Colonial Antique Furniture
The 18th-century American furniture exhibition at the Metropolitan Museum of Art is a mini-feast of masterpieces in the sort of people-oriented presentation that collectors long to see in museums, but rarely do.
The 60 Queen Anne and Chippendale selections in provocative displays are from the Metropolitan's permanent collection, and were chosen by Morrison Heckscher, curator of American decorative arts. The works in the show - which can be seen through December in the American Wing - are described in detail in ''American Furniture in the Metropolitan Museum of Art, Late Colonial Period: Queen Anne and Chippendale Styles, '' written by Mr. Heckscher and published by the museum and Random House ($45). The handsomely illustrated, 383-page catalogue, which was aided by a grant from Linda and George M. Kaufman, collectors of American 18th-century furniture, is the first of three volumes that will cover the Metropolitan's holdings in American furniture.
What makes the exhibition and catalogue memorable is the realistic approach Mr. Heckscher chose in presenting some offbeat and some great examples of Colonial furniture from New York, Philadelphia, Boston and Newport. The selection was made so that we will better understand how and why chairs and chests were crafted and to help us recognize both the finest as well as the less successful furniture forms from the four major American cabinetmaking centers during this period.

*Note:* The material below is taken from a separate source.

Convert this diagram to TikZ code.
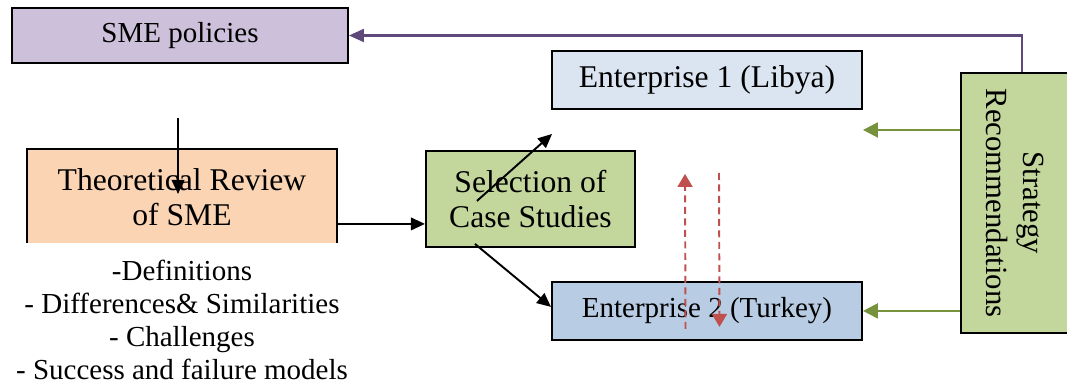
\documentclass[tikz,border=0pt]{standalone}
\usepackage{fontspec}
\setmainfont{Liberation Serif}
\usetikzlibrary{arrows.meta,positioning}

\definecolor{policyfill}{HTML}{CCC0DA}
\definecolor{theoryfill}{HTML}{FBD4B4}
\definecolor{casefill}{HTML}{C3D69B}
\definecolor{libyafill}{HTML}{DBE5F1}
\definecolor{turkeyfill}{HTML}{B8CCE4}
\definecolor{loopred}{HTML}{C0504D}
\definecolor{advicegreen}{HTML}{76923C}
\definecolor{policypurple}{HTML}{5F497A}

\begin{document}
\begin{tikzpicture}[
    box/.style={draw, line width=1.1pt, inner sep=0pt, align=center},
    bigtext/.style={font=\fontsize{18}{20}\selectfont},
    midtext/.style={font=\fontsize{16.5}{18.7}\selectfont},
    arrow/.style={-{Triangle[length=2.8mm,width=2.5mm]}, line width=1.1pt},
    loop/.style={-{Triangle[length=2.6mm,width=3mm]}, line width=1.1pt,
                 loopred, dash pattern=on 1.4mm off 0.9mm},
    advice/.style={-{Triangle[length=3mm,width=3mm]}, line width=1.3pt,
                   advicegreen},
    feedback/.style={-{Triangle[length=3mm,width=2.6mm]}, line width=1.2pt,
                     policypurple},
]
\useasboundingbox (0,0) rectangle (213.4mm,-76.6mm);

% Policy level
\node[box, midtext, fill=policyfill, minimum width=67.2mm, minimum height=11mm]
    (policies) at (36mm,-7.1mm) {SME policies};
% Literature
\node[box, bigtext, fill=theoryfill, minimum width=62mm, minimum height=19.2mm,
      below=16.8mm of policies, xshift=0.4mm] (theory)
    {Theoretical Review\\ of SME};
\node[midtext, fill=white, inner xsep=1mm, inner ysep=3.4mm, align=center,
      below=-0.6mm of theory] (topics)
    {-Definitions\\ - Differences\& Similarities\\ - Challenges\\
     - Success and failure models};
% Cases
\node[box, bigtext, fill=casefill, minimum width=41.8mm, minimum height=19.2mm,
      right=17.4mm of theory, yshift=-0.4mm] (cases) {Selection of\\ Case Studies};
\node[box, bigtext, fill=libyafill, minimum width=62mm, minimum height=11.6mm]
    (libya) at (141.4mm,-16mm) {Enterprise 1 (Libya)};
\node[box, midtext, fill=turkeyfill, minimum width=62mm, minimum height=11.6mm,
      below=34.2mm of libya] (turkey) {Enterprise 2 (Turkey)};
% Outcome
\node[box, font=\fontsize{17.5}{21}\selectfont, fill=casefill, rotate=-90,
      minimum width=52mm, minimum height=21.6mm] (strategy) at (203mm,-40.6mm)
    {Strategy\\ Recommendations};

\coordinate (feed) at ([xshift=-0.8mm,yshift=6mm]theory.north);
\coordinate (libyatip) at ([yshift=-4mm]libya.south east);

% Arrows
\draw[arrow] (feed) -- ([xshift=-0.8mm,yshift=-9.2mm]theory.north);
\draw[arrow] ([yshift=-5.4mm]theory.east) -- ([yshift=-5.4mm]theory.east -| cases.west);
\draw[arrow] ([xshift=-10.7mm,yshift=-0.4mm]cases.center)
    -- ([xshift=0.2mm,yshift=-4.8mm]libya.south west);
\draw[arrow] ([xshift=-11.1mm,yshift=0.8mm]cases.south)
    -- ([yshift=0.8mm]turkey.west);
\draw[loop] ([xshift=-4.3mm,yshift=-3.6mm]turkey.center)
    -- ([xshift=-4.4mm,yshift=-12.8mm]libya.south);
\draw[loop] ([xshift=2.4mm,yshift=-12.6mm]libya.south)
    -- ([xshift=2.5mm,yshift=-3.2mm]turkey.center);
\draw[advice] (strategy.south |- libyatip) -- (libyatip);
\draw[advice] (strategy.south |- turkey.east) -- (turkey.east);
\draw[feedback] ([xshift=1.4mm]strategy.west) |- (policies.east);

\end{tikzpicture}
\end{document}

Everyone who admires antique furniture wonders how a wing chair looks, warts and all, stripped of its upholstery. Now they may see a denuded New England example, shown for comparison alongside a splendid, fully upholstered Newport specimen, one of only two of these easy chairs extant that is still fitted with the original stuffing and covering fabric. Surprisingly, the bared New England easy chair retains all of its natural dignity because its robust sculptural form is fully exposed in this state of undress, revealing a frame riddled with nail holes and punctuated with splits and patches.
Another display includes a delightful bit of fakery - a maple chair with an ersatz mahogany finish. The show label and catalogue tell us that the Connecticut craftsman who carved this Queen Anne chair with a scalloped apron around 1720 chose to imitate mahogany in the painted finish. A coat of reddish paint was streaked with black to suggest mahogany, which was all the rage in New England in the early 18th century. Period pieces with such finishes are rarely found today in their original state, Mr. Heckscher pointed out.
In the same area is a Massachusetts Chippendale chair, its back carved in the shape of owl's eyes, that boasts its original worn and torn leather seat. That chair would lose much of its presence if its seat were repaired or replaced. Next to it stands a third example of period furniture with an original finish - a leather-covered cradle embellished with brass nails, a New York design from about 1762 that resembles the leather-covered traveling trunks of the period - and for good reason. They were made by the same craftsmen, according to Mr. Heckscher.
Those who think furniture became functional only a decade or so ago, or that all antique furniture was made without nails and screws, will be confounded, albeit delightfully, to see an outsized, late 18th-century Philadelphia sofa shown stripped of its fabric and filling. This scrolled-arm, camel-back piece is fitted with screws to ease disassembly as readily as in 20th-century knockdown furniture, and for the same reasons - to speed the passage through doorways and in long-distance transport.